Bibi gets free hand to solidify Greater Israel


March 18, 2015
Sarah Benton


IDF soldiers asserting control in Hebron, West Bank on June 17, 2014, when the UN warned them to ‘show restraint’. Will Netanyahu’s election victory free him from all restraint?Photo by Hazem Bader/ AFP

Israel’s elections: more bad news for Palestinians and Europe’s Jews

By Antony Lerman, blog
March 18, 2015

Bibi wins the Israeli elections. I guessed he would. To me, the tight opinion polls, that were even giving a substantial advantage to the Zionist Camp, could not take into account a last minute, knee-jerk return to the Likud out of fear about: security, the ‘scary’ Palestinians, the rise of the Joint List, the uncertainty of a possible end to the current ‘comfortable’ status quo and more. Gideon Levy said the same thing today at 5:30 am on BBC World Service.

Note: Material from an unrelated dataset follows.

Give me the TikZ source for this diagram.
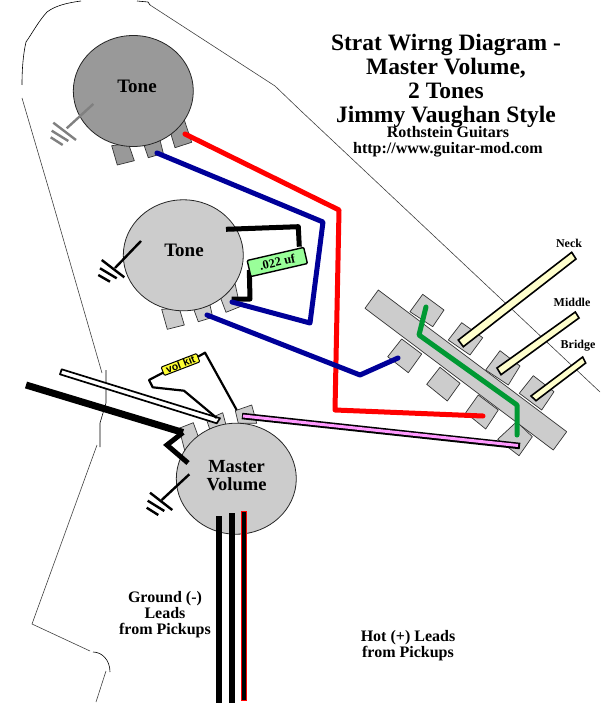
\documentclass[tikz,border=0pt]{standalone}
\usepackage{fontspec}
\setmainfont{Liberation Serif}
\setsansfont{Liberation Sans}
\tikzset{
  outline/.style={draw=black!75,line width=0.6pt},
  lug/.style={draw=black!80,fill=black!20,line width=0.7pt,line join=round},
  potbody/.style={draw=black!85,line width=0.8pt},
  wire/.style={line width=5pt,line join=round,line cap=round},
  gnd/.style={line width=2.4pt},
  lab/.style={font=\bfseries,align=center,inner sep=0pt},
}
\definecolor{darkblue}{HTML}{000099}
\definecolor{wiregreen}{HTML}{009933}
\definecolor{pinkw}{HTML}{FF99FF}
\definecolor{cream}{HTML}{FFFFCC}
\definecolor{capgreen}{HTML}{99FF99}
\definecolor{volyel}{HTML}{FFFF33}
\begin{document}
\begin{tikzpicture}[x=1pt,y=-1pt]
\useasboundingbox (0,0) rectangle (600,703);
% body outline
\draw[outline,black] (81,1) .. controls (66,3) and (55,6) .. (47,12) .. controls (38,22) and (33,32) .. (26,42) .. controls (23,55) and (22,70) .. (22,85);
\draw[outline] (22,98) -- (52,200) -- (102,373);
\draw[outline,black] (106,370) -- (106,403) -- (100,423) -- (100,447);
\draw[outline] (97,445) -- (32,624) -- (90,651);
\draw[outline,black] (93,652) .. controls (102,652) and (110,660) .. (110,672);
\draw[outline] (106,671) -- (96,702);
\draw[outline,black] (137,1) -- (148,2) -- (150,5);
\draw[outline] (150,5) -- (275,86) -- (300,110) -- (600,392);
% switch tabs
\foreach \p in {
 {(422.7,294.3)--(444,310)--(432.7,326.7)--(410,311.7)},
 {(461.7,322.7)--(482.7,337.7)--(470,355)--(448.3,340)},
 {(500,350.7)--(520,366)--(508.3,385)--(485.7,370)},
 {(533.3,375.7)--(554,391.7)--(541.7,410)--(519.3,393.3)},
 {(401.7,339)--(421.7,354)--(408.3,372.7)--(387.7,356.7)},
 {(440,367.3)--(460,383.3)--(447.3,401)--(426.7,384.3)},
 {(478.3,395)--(498.3,410)--(485.7,429)--(465.7,412.7)},
 {(516.7,421.7)--(532.3,436.7)--(519,455.7)--(497.7,439.3)}}
  {\draw[lug] \p -- cycle;}
% switch bar
\draw[lug] (378.3,290) -- (566.7,431.7) -- (553.3,450) -- (365,308.3) -- cycle;
% levers
\draw[draw=black,fill=cream,line width=1.6pt] (458.3,340) -- (571.7,252.3) -- (576,259) -- (463.3,346.7) -- cycle;
\draw[draw=black,fill=cream,line width=1.6pt] (497,368) -- (575.3,312) -- (579,318) -- (501,374.7) -- cycle;
\draw[draw=black,fill=cream,line width=1.6pt] (531,396) -- (582.7,357) -- (585.7,363) -- (536,400.7) -- cycle;
\node[lab,font=\bfseries\fontsize{12}{14}\selectfont] (neck) at (569,243) {Neck};
\node[lab,font=\bfseries\fontsize{12}{14}\selectfont] (middle) at (572,302) {Middle};
\node[lab,font=\bfseries\fontsize{12}{14}\selectfont] (bridge) at (578,346) {Bridge};
% tone 1
\draw[lug,fill=black!40] (111.7,145.7) -- (117.3,165) -- (134.3,160.7) -- (128.3,143.3) -- cycle;
\draw[lug,fill=black!40] (144,145) -- (148.3,157.7) -- (163.3,153.3) -- (160,140) -- cycle;
\draw[lug,fill=black!40] (184.3,120) -- (191.7,142.3) -- (175,147.7) -- (170.7,133.3) -- cycle;
\draw[potbody,fill=black!40] (133.3,91) ellipse [x radius=60,y radius=55.5];
\node[lab,font=\bfseries\fontsize{19}{22}\selectfont] (tone1) at (137,86.5) {Tone};
\draw[gnd,black!50] (93.3,104) -- (66.7,128.3);
\draw[gnd,black!50] (53.3,122.7) -- (76,140);
\draw[gnd,black!50] (51.7,130.7) -- (68.3,141);
\draw[gnd,black!50] (50.7,137.3) -- (62.7,145);
% tone 2
\draw[lug] (161.7,309.3) -- (167.3,329.3) -- (184.3,325) -- (179.3,308.3) -- cycle;
\draw[lug] (194,310) -- (198.3,321.7) -- (212.7,317.3) -- (210,305) -- cycle;
\draw[lug] (220.7,298.3) -- (226,312.3) -- (240,306.7) -- (235,283.3) -- cycle;
\draw[potbody,fill=black!20] (183.3,255.3) ellipse [x radius=60,y radius=55.5];
\node[lab,font=\bfseries\fontsize{19}{22}\selectfont] (tone2) at (184,250) {Tone};
\draw[gnd,black] (141,241) -- (115,268);
\draw[gnd,black] (101.7,260) -- (124.3,277.3);
\draw[gnd,black] (100,268.3) -- (116.7,278.3);
\draw[gnd,black] (98.3,275) -- (110,281.7);
% capacitor and black wires
\draw[wire,line cap=butt,black] (226,229.3) -- (298.3,226.7) -- (299.3,246.7);
\draw[wire,line cap=butt,black] (231.7,299) -- (250,299) -- (249.3,270);
\node[draw=black,fill=capgreen,line width=1.4pt,rounded corners=1pt,minimum width=58pt,minimum height=16.5pt,inner sep=0pt,rotate=13,font=\bfseries\fontsize{12.5}{14}\selectfont] (cap) at (277.3,262) {.022 uf};
% red and blue wires
\draw[wire,red] (185,134) -- (339,210) -- (335,410) -- (483,416);
\draw[wire,darkblue] (157,153) -- (323,222) -- (310,323) -- (232,302);
\draw[wire,darkblue] (207,315) -- (360,375) -- (398,358);
\draw[wire,wiregreen] (426,307) -- (419,335) -- (517,405) -- (517,435);
% volume lugs
\draw[lug] (179,428.3) -- (193.3,422.7) -- (198.3,436.7) -- (185,451.7) -- cycle;
\draw[lug] (206.7,420) -- (222.7,412.7) -- (226,425) -- (210,430) -- cycle;
\draw[lug] (235.3,410.7) -- (251.7,405) -- (256.7,423.3) -- (238.3,423.3) -- cycle;
\draw[potbody,fill=black!20] (236.3,478.7) ellipse [x radius=60,y radius=55.5];
\node[lab,font=\bfseries\fontsize{18.5}{18}\selectfont] (vol) at (236.5,476) {Master\\Volume};
% pickup leads in the volume
\draw[line width=6pt,black] (219,516) -- (219,703);
\draw[line width=6pt,black] (232,513) -- (232,703);
\draw[draw=red,fill=black,line width=1pt] (241.5,511.5) rectangle (246.5,700);
% white lead
\draw[draw=black,fill=white,line width=1.7pt,line join=round] (61.7,369.3) -- (60,374.3) -- (216.7,423.3) -- (220,418.3) -- cycle;
% black lead
\draw[line width=7pt,black] (26,385) -- (183,432.5);
\draw[line width=5pt,black,line join=miter] (183,432.5) -- (167,445) -- (188,463);
% pink lead
\draw[line width=6.5pt,black] (242,416) -- (520,446);
\draw[line width=3pt,pinkw] (243,416) -- (518,445.5);
% vol kit
\draw[line width=2.2pt,black,line join=round] (163,372.7) -- (149,380) -- (152.7,387.3) -- (184,390.7) -- (216.7,418);
\draw[line width=2.2pt,black,line join=round] (198,356.7) -- (205,352.7) -- (236.7,410);
\node[draw=black,fill=volyel,line width=1pt,rounded corners=1pt,minimum width=38pt,minimum height=9pt,inner sep=0pt,rotate=21,font=\sffamily\bfseries\fontsize{10.5}{10}\selectfont] (kit) at (180.5,364.5) {vol kit};
% volume ground
\draw[gnd,black] (189.3,474.3) -- (161.7,500);
\draw[gnd,black] (150,492.7) -- (172.3,510);
\draw[gnd,black] (147.7,500.7) -- (164.3,511);
\draw[gnd,black] (146.7,507.7) -- (158.3,515);
% labels
\node[lab,font=\bfseries\fontsize{16}{16}\selectfont] (ground) at (165,615) {Ground (-)\\Leads\\from Pickups};
\node[lab,font=\bfseries\fontsize{16}{16}\selectfont] (hot) at (408,646) {Hot (+) Leads\\from Pickups};
\node[lab,font=\bfseries\fontsize{23.5}{24}\selectfont] (title) at (446,80.5) {Strat Wirng Diagram -\\Master Volume,\\2 Tones\\Jimmy Vaughan Style};
\node[lab,font=\bfseries\fontsize{16}{16}\selectfont] (sub) at (448,141.5) {Rothstein Guitars\\http://www.guitar-mod.com};
\end{tikzpicture}
\end{document}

Anshel Pfeffer says ‘get used to the idea of Herzog as foreign minister’, but for Bibi to go for a unity government would surely require him to undergo a political conversion of staggering proportions. Has he really come this far in politics to now go against everything he has done to solidify Greater Israel? Is he not seeing this win as the last opportunity he has to make control over the West Bank permanent? Why would he saddle himself with a serious handicap by yoking himself to the Zionist Camp? He will be telling himself that all his tactics finally came good: sticking it to Obama, warning the world of the imminence of Iran dropping nuclear bombs on Israel, ruling out a Palestinian state, promising more Israeli settlements, demonising Palestinian Israelis as a fifth column, playing to the electorate’s worst, racist prejudices.

With Obama on his way out, the EU preoccupied with internal matters, Putin keeping ‘the West’ busy with his aggressive pursuit of a Russia first foreign policy, Isis taxing both the foreign and domestic security policies of so many diverse states, who will be able to stop Bibi continuing to consolidate and strengthen the de facto single state?

Whether we should be thankful for it or not, one thing we certainly get from this election result is clarity: the Palestinians will know what to expect, European Jews will know what to expect, the Obama administration will know what to expect, the entire population of Israel will know what to expect. Yet the consequences of the stasis this implies are far more unpredictable. Change was expected. Now there’ll be none, it’s as if a vacuum has suddenly appeared in the centre of the polity. And as the old cliche goes, ‘nature abhors . . .’ Filling it could be a third intifada, as Palestinian anger understandably erupts. It could be another major Israeli military assault, with huge casualties and the inevitable fallout in anti-Jewish hostility for Europe’s Jews. It could be a pre-emptive strike of some kind on Iran. It could be formal annexation of Area C of the West Bank. And it could be a major growth in the boycott, divestment and sanctions movement: more action and a widening of the basis of support for the campaign.

Equal rights for all seems to be further away than ever. But without a viable statist solution of any kind, the equal rights agenda as the basis for achieving real change gains added importance and legitimacy.